-- Begin Data section --

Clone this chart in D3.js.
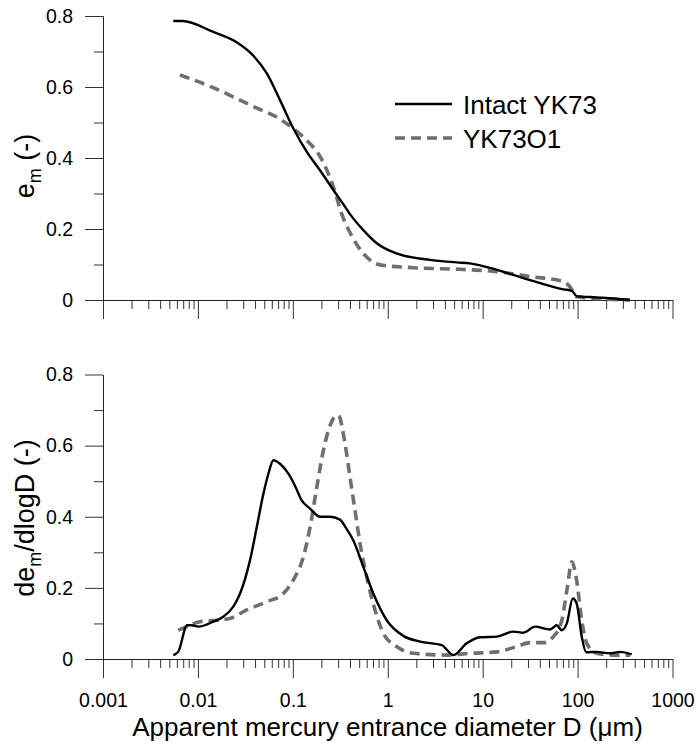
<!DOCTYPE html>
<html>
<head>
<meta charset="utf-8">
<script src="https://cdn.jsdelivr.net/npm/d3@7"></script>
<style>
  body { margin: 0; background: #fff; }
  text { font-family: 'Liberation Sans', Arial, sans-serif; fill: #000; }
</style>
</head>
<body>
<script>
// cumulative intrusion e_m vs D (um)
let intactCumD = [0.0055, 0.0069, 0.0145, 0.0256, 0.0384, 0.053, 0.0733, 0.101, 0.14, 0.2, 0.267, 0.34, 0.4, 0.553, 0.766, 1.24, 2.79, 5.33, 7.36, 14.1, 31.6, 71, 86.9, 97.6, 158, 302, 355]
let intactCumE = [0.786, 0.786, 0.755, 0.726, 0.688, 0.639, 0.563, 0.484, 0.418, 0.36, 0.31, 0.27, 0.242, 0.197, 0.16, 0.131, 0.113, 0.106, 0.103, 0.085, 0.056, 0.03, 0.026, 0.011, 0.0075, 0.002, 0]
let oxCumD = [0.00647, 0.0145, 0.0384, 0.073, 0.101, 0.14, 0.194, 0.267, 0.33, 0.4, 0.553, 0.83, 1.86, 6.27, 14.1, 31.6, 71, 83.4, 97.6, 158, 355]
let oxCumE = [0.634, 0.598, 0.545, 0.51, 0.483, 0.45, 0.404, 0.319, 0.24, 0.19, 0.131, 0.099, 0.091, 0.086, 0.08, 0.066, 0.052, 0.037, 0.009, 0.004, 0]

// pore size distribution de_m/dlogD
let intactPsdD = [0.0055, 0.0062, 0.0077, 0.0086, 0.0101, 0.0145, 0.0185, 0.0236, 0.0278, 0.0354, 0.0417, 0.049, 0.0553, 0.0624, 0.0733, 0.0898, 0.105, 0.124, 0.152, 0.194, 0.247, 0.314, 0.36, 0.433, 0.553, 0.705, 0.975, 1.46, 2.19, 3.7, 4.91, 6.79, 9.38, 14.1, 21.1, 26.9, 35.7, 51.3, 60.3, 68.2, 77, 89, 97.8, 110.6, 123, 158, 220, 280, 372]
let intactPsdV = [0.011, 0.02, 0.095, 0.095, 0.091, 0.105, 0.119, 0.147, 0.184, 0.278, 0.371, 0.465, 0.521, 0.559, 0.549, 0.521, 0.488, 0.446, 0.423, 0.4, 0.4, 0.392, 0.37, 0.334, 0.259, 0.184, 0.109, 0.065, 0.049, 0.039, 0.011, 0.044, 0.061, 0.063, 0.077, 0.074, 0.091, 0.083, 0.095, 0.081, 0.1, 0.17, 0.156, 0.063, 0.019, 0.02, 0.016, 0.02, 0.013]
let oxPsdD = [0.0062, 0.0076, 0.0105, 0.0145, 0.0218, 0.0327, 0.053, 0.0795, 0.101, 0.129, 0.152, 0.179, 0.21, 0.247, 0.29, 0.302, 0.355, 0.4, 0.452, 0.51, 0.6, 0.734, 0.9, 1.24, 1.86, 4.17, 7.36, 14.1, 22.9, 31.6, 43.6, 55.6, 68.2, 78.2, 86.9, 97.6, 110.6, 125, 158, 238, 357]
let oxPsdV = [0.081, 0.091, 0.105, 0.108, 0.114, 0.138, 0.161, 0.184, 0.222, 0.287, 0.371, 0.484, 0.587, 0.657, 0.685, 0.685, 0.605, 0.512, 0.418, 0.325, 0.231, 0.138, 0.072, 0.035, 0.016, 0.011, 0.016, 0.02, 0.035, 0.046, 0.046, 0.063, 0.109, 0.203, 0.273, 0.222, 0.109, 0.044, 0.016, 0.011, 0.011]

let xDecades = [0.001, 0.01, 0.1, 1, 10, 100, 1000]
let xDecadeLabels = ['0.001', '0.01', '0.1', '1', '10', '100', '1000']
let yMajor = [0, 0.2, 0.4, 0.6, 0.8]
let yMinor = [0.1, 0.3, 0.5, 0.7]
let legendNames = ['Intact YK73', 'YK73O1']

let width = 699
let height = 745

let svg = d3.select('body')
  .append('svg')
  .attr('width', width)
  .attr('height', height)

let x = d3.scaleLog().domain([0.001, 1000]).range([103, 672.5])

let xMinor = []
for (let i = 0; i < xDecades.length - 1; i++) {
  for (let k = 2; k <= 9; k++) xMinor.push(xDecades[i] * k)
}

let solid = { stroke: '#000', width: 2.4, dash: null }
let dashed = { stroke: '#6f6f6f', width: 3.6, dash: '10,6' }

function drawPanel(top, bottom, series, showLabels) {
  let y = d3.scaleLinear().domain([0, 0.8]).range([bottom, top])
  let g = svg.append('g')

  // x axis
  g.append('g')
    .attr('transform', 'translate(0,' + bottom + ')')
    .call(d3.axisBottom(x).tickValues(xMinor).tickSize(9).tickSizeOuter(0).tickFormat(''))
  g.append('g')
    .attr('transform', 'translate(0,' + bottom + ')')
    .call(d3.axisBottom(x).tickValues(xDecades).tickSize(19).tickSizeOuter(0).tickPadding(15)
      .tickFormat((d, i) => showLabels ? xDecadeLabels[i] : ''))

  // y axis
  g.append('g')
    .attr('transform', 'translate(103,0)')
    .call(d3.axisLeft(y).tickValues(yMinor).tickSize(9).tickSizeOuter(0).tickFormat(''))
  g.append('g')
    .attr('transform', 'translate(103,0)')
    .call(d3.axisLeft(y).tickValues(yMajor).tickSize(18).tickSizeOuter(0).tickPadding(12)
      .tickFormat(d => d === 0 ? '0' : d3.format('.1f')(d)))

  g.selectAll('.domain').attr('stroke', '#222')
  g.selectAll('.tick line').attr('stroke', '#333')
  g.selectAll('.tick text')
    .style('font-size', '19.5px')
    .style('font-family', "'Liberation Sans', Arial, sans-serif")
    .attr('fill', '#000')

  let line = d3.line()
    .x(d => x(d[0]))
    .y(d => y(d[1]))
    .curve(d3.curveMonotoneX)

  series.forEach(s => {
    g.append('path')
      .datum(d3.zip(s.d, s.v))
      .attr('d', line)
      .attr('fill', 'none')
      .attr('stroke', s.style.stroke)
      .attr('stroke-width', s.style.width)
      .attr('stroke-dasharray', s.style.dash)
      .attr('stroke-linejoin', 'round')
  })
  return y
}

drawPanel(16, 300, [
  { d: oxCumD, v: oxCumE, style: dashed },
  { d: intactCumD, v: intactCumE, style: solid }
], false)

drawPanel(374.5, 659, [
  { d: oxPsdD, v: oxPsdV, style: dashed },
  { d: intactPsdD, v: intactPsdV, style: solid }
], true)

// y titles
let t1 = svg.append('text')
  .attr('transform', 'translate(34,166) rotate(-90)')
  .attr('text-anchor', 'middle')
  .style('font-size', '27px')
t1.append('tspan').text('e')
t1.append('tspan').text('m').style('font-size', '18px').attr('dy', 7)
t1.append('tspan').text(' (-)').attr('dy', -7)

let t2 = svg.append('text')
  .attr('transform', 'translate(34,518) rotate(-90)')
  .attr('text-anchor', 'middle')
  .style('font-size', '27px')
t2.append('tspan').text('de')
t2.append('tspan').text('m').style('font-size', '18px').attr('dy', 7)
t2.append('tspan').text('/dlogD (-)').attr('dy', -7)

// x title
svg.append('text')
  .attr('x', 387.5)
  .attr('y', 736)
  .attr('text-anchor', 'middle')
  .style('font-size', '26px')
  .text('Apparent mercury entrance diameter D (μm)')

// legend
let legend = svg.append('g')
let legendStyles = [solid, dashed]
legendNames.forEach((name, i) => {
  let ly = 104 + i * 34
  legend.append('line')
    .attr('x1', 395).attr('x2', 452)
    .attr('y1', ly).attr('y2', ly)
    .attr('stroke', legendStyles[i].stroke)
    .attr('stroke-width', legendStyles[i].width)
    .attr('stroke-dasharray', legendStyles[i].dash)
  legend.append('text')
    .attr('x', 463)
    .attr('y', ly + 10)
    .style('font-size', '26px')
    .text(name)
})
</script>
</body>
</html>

-- End Data section --

:: Task description ::
Only lines belong in the copy: transcribe those from the start of the data through the line that contains "0.009, 0.004, 0]", and skip the pictures.

:: Result of the exercise ::
Clone this chart in D3.js.
<!DOCTYPE html>
<html>
<head>
<meta charset="utf-8">
<script src="https://cdn.jsdelivr.net/npm/d3@7"></script>
<style>
  body { margin: 0; background: #fff; }
  text { font-family: 'Liberation Sans', Arial, sans-serif; fill: #000; }
</style>
</head>
<body>
<script>
// cumulative intrusion e_m vs D (um)
let intactCumD = [0.0055, 0.0069, 0.0145, 0.0256, 0.0384, 0.053, 0.0733, 0.101, 0.14, 0.2, 0.267, 0.34, 0.4, 0.553, 0.766, 1.24, 2.79, 5.33, 7.36, 14.1, 31.6, 71, 86.9, 97.6, 158, 302, 355]
let intactCumE = [0.786, 0.786, 0.755, 0.726, 0.688, 0.639, 0.563, 0.484, 0.418, 0.36, 0.31, 0.27, 0.242, 0.197, 0.16, 0.131, 0.113, 0.106, 0.103, 0.085, 0.056, 0.03, 0.026, 0.011, 0.0075, 0.002, 0]
let oxCumD = [0.00647, 0.0145, 0.0384, 0.073, 0.101, 0.14, 0.194, 0.267, 0.33, 0.4, 0.553, 0.83, 1.86, 6.27, 14.1, 31.6, 71, 83.4, 97.6, 158, 355]
let oxCumE = [0.634, 0.598, 0.545, 0.51, 0.483, 0.45, 0.404, 0.319, 0.24, 0.19, 0.131, 0.099, 0.091, 0.086, 0.08, 0.066, 0.052, 0.037, 0.009, 0.004, 0]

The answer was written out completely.